Herbalife Ltd. reported third quarter results that exceeded Wall Street expectations and raised its full-year guidance as demand for its weight-loss products grew in emerging markets.
The Los Angeles maker of nutritional supplements and personal care products late Monday reported net income of nearly $118 million ($1.04 a share) compared with $108 million (87 cents) in the same period a year earlier. Revenue rose 14 percent to $1 billion.
Analysts surveyed by Thomson Reuters on average expected the company to earn $1.01 a share on revenue of less than $997 million.
Herbalife, which sells its products through a network of independent distributors, raised its full earnings outlook to a range of $3.99 to $4.03 a share, compared with an earlier range of $3.88 to $3.98. The Wall Street consensus is for $3.97 a share.
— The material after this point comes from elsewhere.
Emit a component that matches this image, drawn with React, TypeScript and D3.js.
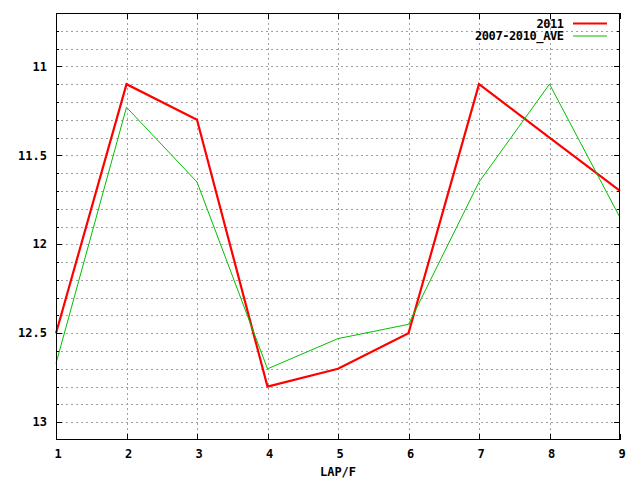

In addition, the company expects its profit next year to be in the range of $4.40 to $4.55 a share. Chief Executive Michael Johnson credited much of the company’s momentum to a shift in how its distributors sell products – especially its weight-loss shakes – via home and storefront “nutrition clubs” in communities where customers have lower disposable income.
“Over the last several years, a substantial portion of our growth has come from our distributors around the world moving to daily consumption business methods,” Johnson said in a Tuesday conference call with analysts. “We believe that these business methods now generate approximately 40 percent of our volume.”
Sales volume points – the way Herbalife tracks and compares its business worldwide to account for currency differences – rose 14 percent in North America, 17 percent each in the Asia-Pacific and Mexico, 24 percent in Central and South America, 10 percent in Europe-Middle East-Africa and 42 percent in China.
The markets were closed on Tuesday. Herbalife shares on Wednesday closed up 75 cents, or 1.5 percent, to $51.35 on the New York Stock Exchange.